Monocyte 15-Lipoxygenase Gene Expression Requires ERK1/2 MAPK Activity

IL-13 induces profound expression of 15-lipoxygenase (15-LO) in primary human monocytes. Our studies have defined the functional IL-13R complex, association of Jaks with the receptor components, and the tyrosine phosphorylation of several Stat molecules in response to IL-13. Furthermore, we identified both p38MAPK and protein kinase Cδ as critical regulators of 15-LO expression. In this study, we report an ERK1/2-dependent signaling cascade that regulates IL-13–mediated 15-LO gene expression. We show the rapid phosphorylation/activation of ERK1/2 upon IL-13 exposure.

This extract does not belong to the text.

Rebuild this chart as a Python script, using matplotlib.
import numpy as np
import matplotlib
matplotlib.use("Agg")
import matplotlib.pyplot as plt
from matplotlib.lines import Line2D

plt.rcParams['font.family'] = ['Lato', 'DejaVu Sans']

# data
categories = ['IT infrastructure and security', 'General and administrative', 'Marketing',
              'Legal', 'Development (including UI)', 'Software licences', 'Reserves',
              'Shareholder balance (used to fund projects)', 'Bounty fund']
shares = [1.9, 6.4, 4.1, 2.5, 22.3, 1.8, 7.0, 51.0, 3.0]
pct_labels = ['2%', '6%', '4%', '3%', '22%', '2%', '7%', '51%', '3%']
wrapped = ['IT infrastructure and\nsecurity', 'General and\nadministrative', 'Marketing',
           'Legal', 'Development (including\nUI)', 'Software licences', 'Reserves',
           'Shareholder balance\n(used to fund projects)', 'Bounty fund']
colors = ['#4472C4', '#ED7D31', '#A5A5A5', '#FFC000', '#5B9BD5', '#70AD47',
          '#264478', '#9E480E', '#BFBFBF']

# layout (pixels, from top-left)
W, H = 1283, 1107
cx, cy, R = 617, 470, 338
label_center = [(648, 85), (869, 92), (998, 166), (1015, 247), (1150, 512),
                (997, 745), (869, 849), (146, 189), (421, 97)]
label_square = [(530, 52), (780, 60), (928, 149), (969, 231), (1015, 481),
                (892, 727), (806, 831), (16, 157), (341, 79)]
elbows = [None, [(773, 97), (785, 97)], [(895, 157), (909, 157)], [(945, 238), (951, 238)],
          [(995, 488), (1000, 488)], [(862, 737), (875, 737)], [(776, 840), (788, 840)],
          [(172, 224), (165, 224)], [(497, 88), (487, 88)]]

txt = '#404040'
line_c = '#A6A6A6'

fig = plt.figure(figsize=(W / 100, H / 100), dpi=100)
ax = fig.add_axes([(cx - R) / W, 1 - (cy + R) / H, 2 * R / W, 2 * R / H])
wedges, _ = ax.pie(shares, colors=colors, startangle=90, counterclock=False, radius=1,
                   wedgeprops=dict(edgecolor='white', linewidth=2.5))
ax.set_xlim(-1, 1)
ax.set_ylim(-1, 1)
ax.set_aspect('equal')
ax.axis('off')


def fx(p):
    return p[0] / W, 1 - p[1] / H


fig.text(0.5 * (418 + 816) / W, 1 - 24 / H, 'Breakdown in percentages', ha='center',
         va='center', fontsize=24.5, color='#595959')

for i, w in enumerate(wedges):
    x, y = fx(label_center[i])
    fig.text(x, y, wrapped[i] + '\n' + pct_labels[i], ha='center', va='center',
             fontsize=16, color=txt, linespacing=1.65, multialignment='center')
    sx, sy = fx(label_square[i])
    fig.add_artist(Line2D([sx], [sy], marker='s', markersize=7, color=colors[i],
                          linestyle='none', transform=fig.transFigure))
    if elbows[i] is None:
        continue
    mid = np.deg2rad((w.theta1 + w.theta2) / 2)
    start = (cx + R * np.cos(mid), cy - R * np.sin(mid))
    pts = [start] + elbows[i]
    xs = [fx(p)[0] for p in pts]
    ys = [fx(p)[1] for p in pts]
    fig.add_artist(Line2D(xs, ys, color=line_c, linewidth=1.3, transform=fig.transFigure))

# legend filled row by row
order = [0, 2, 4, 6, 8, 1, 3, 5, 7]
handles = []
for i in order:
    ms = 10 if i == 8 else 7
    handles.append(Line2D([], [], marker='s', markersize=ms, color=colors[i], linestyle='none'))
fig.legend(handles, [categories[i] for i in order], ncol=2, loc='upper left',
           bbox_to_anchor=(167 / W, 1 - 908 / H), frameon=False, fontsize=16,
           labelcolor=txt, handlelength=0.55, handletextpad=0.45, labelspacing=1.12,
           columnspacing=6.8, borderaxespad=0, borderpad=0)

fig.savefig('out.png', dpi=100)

Our results indicate that Tyk2 kinase is required for the activation of ERK1/2, which is independent of the Jak2, p38MAPK, and protein kinase Cδ pathways, suggesting bifurcating parallel regulatory pathways downstream of the receptor. To investigate the signaling mechanisms associated with the ERK1/2-dependent expression of 15-LO, we explored the involvement of transcription factors, with predicted binding sites in the 15-LO promoter, in this process including Elk1, early growth response-1 (Egr-1), and CREB. Our findings indicate that IL-13 induces Egr-1 nuclear accumulation and CREB serine phosphorylation and that both are markedly attenuated by inhibition of ERK1/2 activity. We further show that ERK1/2 activity is required for both Egr-1 and CREB DNA binding to their cognate sequences identified within the 15-LO promoter. Furthermore, by transfecting monocytes with the decoy oligodeoxyribonucleotides specific for Egr-1 and CREB, we discovered that Egr-1 and CREB are directly involved in regulating 15-LO gene expression. These studies characterize an important regulatory role for ERK1/2 in mediating IL-13–induced monocyte 15-LO expression via the transcription factors Egr-1 and CREB.

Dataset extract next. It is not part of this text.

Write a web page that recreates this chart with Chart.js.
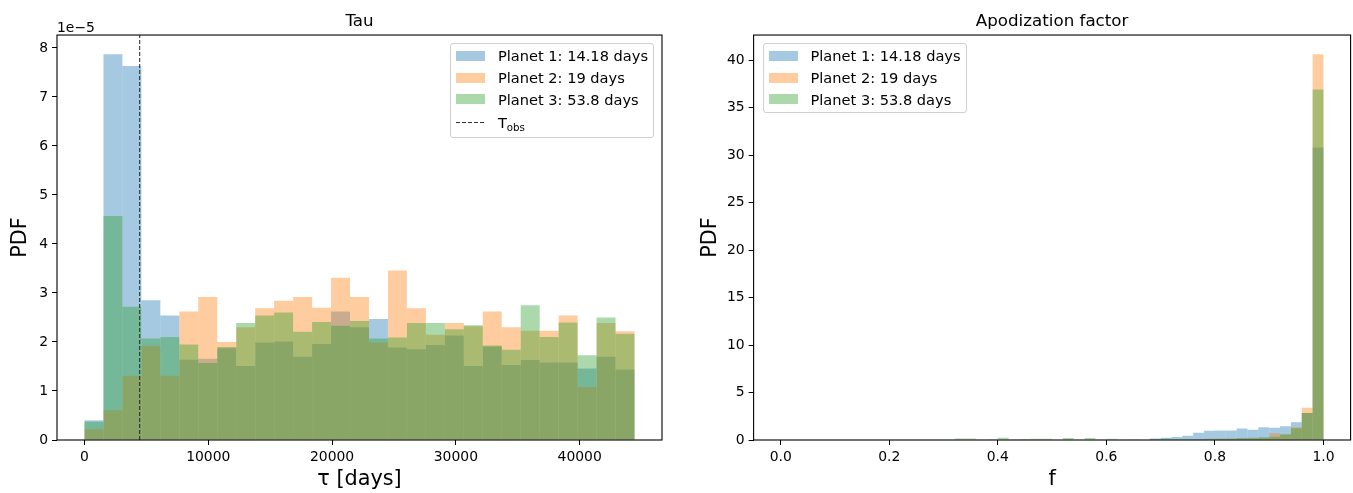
<!DOCTYPE html>
<html><head><meta charset="utf-8">
<script src="https://cdn.jsdelivr.net/npm/chart.js@4.4.0/dist/chart.umd.min.js"></script>
<style>
html,body{margin:0;padding:0;background:#fff;}
#wrap{position:relative;width:1353px;height:493px;overflow:hidden;font-family:'DejaVu Sans',sans-serif;color:#000;}
canvas{position:absolute;top:0;}
#c1{left:0;}
#c2{left:676px;}
.legend{position:absolute;background:rgba(255,255,255,0.8);border:1px solid #d0d0d0;border-radius:3px;padding:1px 5px 2px 4.5px;font-size:14.6px;box-sizing:border-box;}
.row{display:flex;align-items:center;height:21.7px;white-space:nowrap;}
.row.tall{height:25px;}
.sw{width:29.5px;height:10px;margin-right:12.5px;flex:none;}
.dash{width:29.5px;height:1px;margin-right:12.5px;flex:none;background:repeating-linear-gradient(to right,#333 0 4px,transparent 4px 6px);}
sub{font-size:70%;vertical-align:-3px;line-height:0;}
.offset{position:absolute;left:57px;top:19px;font-size:13.9px;line-height:16px;}
</style></head>
<body>
<div id="wrap">
  <canvas id="c1" width="676" height="493" style="width:676px;height:493px"></canvas>
  <canvas id="c2" width="677" height="493" style="width:677px;height:493px"></canvas>
  <div class="offset">1e&#8722;5</div>
  <div class="legend" id="lg1" style="right:699px;top:43px;"></div>
  <div class="legend" id="lg2" style="left:763px;top:43px;"></div>
</div>
<script>
// ---------------- data ----------------
const legendLabels = ['Planet 1: 14.18 days', 'Planet 2: 19 days', 'Planet 3: 53.8 days'];
const seriesColors = ['rgba(31,119,180,0.4)', 'rgba(255,127,14,0.4)', 'rgba(44,160,44,0.4)'];

// Tau histogram: 29 equal bins from 0 to tauMax (PDF in units of 1e-5)
const tauMin = 0;
const tauMax = 44430;
const tObs = 4460;
const tauPlanet1 = [0.40, 7.87, 7.63, 2.85, 2.54, 1.64, 1.66, 1.87, 1.51, 1.99, 2.01, 1.70, 1.96, 2.62, 2.30, 2.47, 1.89, 1.85, 1.94, 2.13, 1.51, 1.91, 1.53, 1.63, 1.58, 1.58, 1.46, 1.70, 1.44];
const tauPlanet2 = [0.22, 0.61, 1.31, 1.92, 1.31, 2.62, 2.92, 2.00, 2.30, 2.69, 2.84, 2.92, 2.70, 3.31, 2.92, 1.99, 3.46, 2.69, 2.15, 2.39, 2.32, 2.62, 2.30, 2.23, 2.23, 2.54, 1.08, 2.39, 2.22];
const tauPlanet3 = [0.375, 4.57, 2.72, 2.07, 2.10, 1.95, 1.57, 1.90, 2.39, 2.54, 2.60, 2.21, 2.41, 2.33, 2.43, 2.07, 2.09, 2.39, 2.39, 2.26, 2.34, 1.93, 1.84, 2.75, 2.10, 2.40, 1.73, 2.50, 2.17];
const tauXTicks = [0, 10000, 20000, 30000, 40000];
const tauYTicks = [0, 1, 2, 3, 4, 5, 6, 7, 8];

// Apodization factor histogram: 50 equal bins from 0 to 1
const apodMin = 0;
const apodMax = 1;
const apodPlanet1 = [0,0,0,0,0,0,0,0,0,0, 0,0,0,0,0,0,0,0,0,0, 0,0,0,0,0,0,0,0,0,0, 0,0,0.02,0.05,0.17,0.25,0.32,0.45,0.77,0.98, 1.0,1.0,1.22,1.08,1.33,1.30,1.44,1.86,2.85,30.8];
const apodPlanet2 = [0,0,0,0,0,0,0,0,0,0, 0,0,0,0,0,0,0,0,0,0, 0,0,0,0,0,0,0,0,0,0, 0,0,0,0,0.02,0.03,0.05,0.06,0.08,0.1, 0.12,0.12,0.15,0.18,0.22,0.70,0.58,1.35,3.40,40.6];
const apodPlanet3 = [0,0,0,0,0,0,0,0,0,0, 0,0,0,0,0,0.05,0.15,0.15,0.05,0.08, 0.25,0.03,0.10,0.12,0.12,0.05,0.22,0.05,0.20,0.05, 0.12,0.05,0.04,0.05,0.10,0.12,0.10,0.10,0.10,0.12, 0.12,0.15,0.22,0.25,0.30,0.35,0.60,1.25,2.85,36.9];
const apodXTicks = [0, 0.2, 0.4, 0.6, 0.8, 1.0];
const apodYTicks = [0, 5, 10, 15, 20, 25, 30, 35, 40];

// ---------------- helpers ----------------
function binned(values, lo, hi) {
  const w = (hi - lo) / values.length;
  return values.map((v, i) => ({ x: lo + w * (i + 0.5), y: v }));
}
function barSets(series, lo, hi) {
  return series.map((vals, i) => ({
    type: 'bar', label: legendLabels[i], data: binned(vals, lo, hi),
    backgroundColor: seriesColors[i], borderWidth: 0, order: 3 - i
  }));
}
const frame = {
  id: 'frame',
  afterDatasetsDraw(chart) {
    const { ctx, chartArea: a } = chart;
    ctx.save();
    ctx.strokeStyle = '#000';
    ctx.lineWidth = 1.1;
    ctx.strokeRect(a.left, a.top, a.right - a.left, a.bottom - a.top);
    ctx.restore();
  }
};
Chart.defaults.font.family = "'DejaVu Sans', sans-serif";
Chart.defaults.color = '#000';

function scales(o) {
  const tickFont = { size: 13.9 };
  const grid = () => ({ display: true, offset: false, drawOnChartArea: false, drawTicks: true, tickLength: 5, color: '#000', lineWidth: 1 });
  return {
    x: {
      type: 'linear', min: o.xMin, max: o.xMax, offset: false, bounds: 'data',
      afterBuildTicks: s => { s.ticks = o.xTicks.map(v => ({ value: v })); },
      afterFit: s => { s.height = 53; },
      ticks: { callback: o.xFmt, font: tickFont, color: '#000', padding: 4, maxRotation: 0, autoSkip: false },
      grid: grid(), border: { display: false },
      title: { display: true, text: o.xTitle, font: { size: 20.8 }, color: '#000', padding: { top: 0, bottom: 0.5 } }
    },
    y: {
      type: 'linear', min: 0, max: o.yMax, bounds: 'data',
      afterBuildTicks: s => { s.ticks = o.yTicks.map(v => ({ value: v })); },
      afterFit: s => { s.width = o.yWidth; },
      ticks: { callback: v => String(v), font: tickFont, color: '#000', padding: 4, autoSkip: false },
      grid: grid(), border: { display: false },
      title: { display: true, text: 'PDF', font: { size: 20.8 }, color: '#000', padding: { top: o.yTitlePad, bottom: 0 } }
    }
  };
}
function baseOptions(title, pad, sc) {
  return {
    responsive: false, animation: false, devicePixelRatio: 1,
    layout: { padding: pad },
    datasets: { bar: { grouped: false, barPercentage: 1, categoryPercentage: 1, inflateAmount: 0 } },
    plugins: {
      legend: { display: false }, tooltip: { enabled: false },
      title: { display: true, text: title, fullSize: false, color: '#000',
               font: { size: 16.7, weight: 'normal' }, padding: { top: 11.7, bottom: 3.3 } }
    },
    scales: sc
  };
}

// ---------------- left chart: Tau ----------------
const tauYMax = Math.max(...tauPlanet1, ...tauPlanet2, ...tauPlanet3) * 1.05;
const tauSpan = tauMax - tauMin;
const tauSets = barSets([tauPlanet1, tauPlanet2, tauPlanet3], tauMin, tauMax);
tauSets.push({
  type: 'line', label: 'T_obs', data: [{ x: tObs, y: 0 }, { x: tObs, y: tauYMax }],
  borderColor: '#222', borderWidth: 1, borderDash: [4, 2], pointRadius: 0, fill: false, order: 0
});
new Chart(document.getElementById('c1'), {
  type: 'bar',
  data: { datasets: tauSets },
  options: baseOptions('Tau', { left: 0, right: 14, top: 0, bottom: 0 }, scales({
    xMin: tauMin - 0.05 * tauSpan, xMax: tauMax + 0.05 * tauSpan, xTicks: tauXTicks,
    xFmt: v => String(v), xTitle: '\u03C4 [days]',
    yMax: tauYMax, yTicks: tauYTicks, yWidth: 57, yTitlePad: 8
  })),
  plugins: [frame]
});

// ---------------- right chart: Apodization factor ----------------
const apodYMax = Math.max(...apodPlanet1, ...apodPlanet2, ...apodPlanet3) * 1.05;
const apodSpan = apodMax - apodMin;
new Chart(document.getElementById('c2'), {
  type: 'bar',
  data: { datasets: barSets([apodPlanet1, apodPlanet2, apodPlanet3], apodMin, apodMax) },
  options: baseOptions('Apodization factor', { left: 0, right: 2.4, top: 0, bottom: 0 }, scales({
    xMin: apodMin - 0.05 * apodSpan, xMax: apodMax + 0.05 * apodSpan, xTicks: apodXTicks,
    xFmt: v => v.toFixed(1), xTitle: 'f',
    yMax: apodYMax, yTicks: apodYTicks, yWidth: 77.6, yTitlePad: 22.5
  })),
  plugins: [frame]
});

// ---------------- legends (HTML text) ----------------
function buildLegend(el, withTobs) {
  legendLabels.forEach((lab, i) => {
    const r = document.createElement('div'); r.className = 'row';
    const sw = document.createElement('span'); sw.className = 'sw'; sw.style.background = seriesColors[i];
    const tx = document.createElement('span'); tx.textContent = lab;
    r.appendChild(sw); r.appendChild(tx); el.appendChild(r);
  });
  if (withTobs) {
    const r = document.createElement('div'); r.className = 'row tall';
    const d = document.createElement('span'); d.className = 'dash';
    const tx = document.createElement('span'); tx.innerHTML = 'T<sub>obs</sub>';
    r.appendChild(d); r.appendChild(tx); el.appendChild(r);
  }
}
buildLegend(document.getElementById('lg1'), true);
buildLegend(document.getElementById('lg2'), false);
</script>
</body></html>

In vivo validation of signaling pathways regulating human monocyte chemotaxis

Identification of novel signal transduction pathways regulating monocyte chemotaxis can indicate unique targets for preventive therapies for treatment of chronic inflammatory diseases. To aid in this endeavor we report conditions for optimal transfection of primary human monocytes coupled with a new model system for assessing their chemotactic activity in vivo. This method can be used as a tool to identify the relevant signal transduction pathways regulating human monocyte chemotaxis to MCP-1 in the complex in vivo environment that were previously identified to regulate chemotaxis in vitro. MCP-1-dependent chemotaxis of monocytes is studied in an adoptive transfer model where human monocytes transfected with mutant cDNAs are transferred to mice followed by initiation of peritonitis. Harvesting peritoneal cells at 24 h diminishes the contribution of immunologic responses to the cross-species transfer. Validation of relevant regulatory molecules in vivo is critical for understanding the most relevant therapeutic targets for drug development.